On arriving in Ullapool my first port of call was to check out where the B & B was. I found the ‘Eilean Donan’ easily but it was only 12.15 and much too early to check in.
I looked around town a bit and found the tourist information office, where the lovelt staff allowed me to leave my rucksack for a few hours. So I bought some postcards, checked out the excellent outdoors shops in Ullapool and eventually decide to reward myself with a visit to the pub recommended by my step-mother Mary – “The Seaforth”.
So I went there and bought a pint of cider and some crisps. They were great. Shortly after I arrived a bus-load of tourists arrived and I had the comical and rather surreal experience of being surrounded by brummies who were all queuing for food at the bar. Most bizarre. And as for the accent! (I love it really)
I thoroughly enjoyed my drink and then went to ‘The Eilean Donan’ at about 3.30.
My B & B had T.V. in my room and my food parcel was there waiting for me. I had a day off tomorrow and no blisters. What could be better? What could possibly go wrong?
I had not a care in world.
This is a picture of my food parcel in Ullapool, sent to my blog via my mobile phone. So Royal Mail works. The anticlimax about receiving the parcel was that I knew exactly what it contained, and it was hard to get excited about the same dried food I had been eating for the past week!

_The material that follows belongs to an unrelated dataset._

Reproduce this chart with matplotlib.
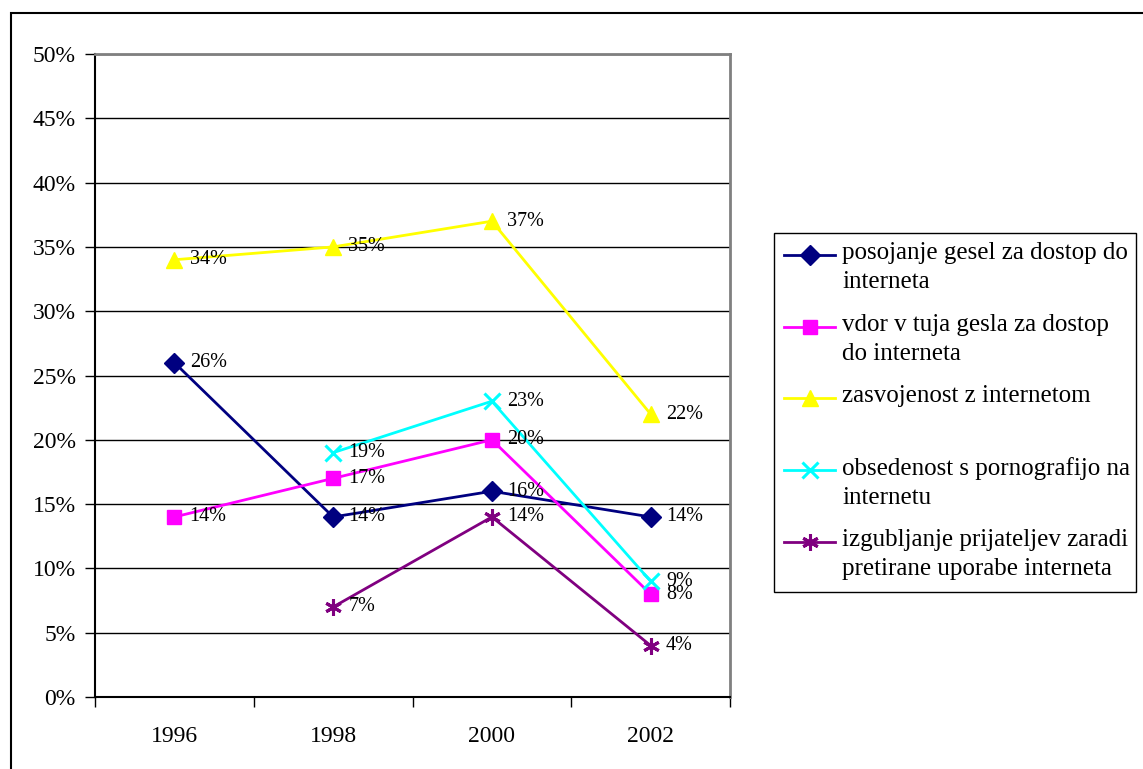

Still – it was good to look at the next map and to think about the next stage in the journey with increasing confidence about the whole adventure.

So there I was in Ullapool on a sunny day.
So far, in 6 days' walking, I had spent 4 days without seeing a single other walker. Today, I saw 4 people (all within 2 miles of Ullapool) and on 10th April (the day of Ben More Assynt) I saw 4 people (again near the car park). This part of the world really is very remote.

I got online today and looked at my blog. It was lovely to see that my photos had actually been uploaded and to read comments from people; thanks to family, friends, Aaron and Sam for doing their sun dances and thinking of me.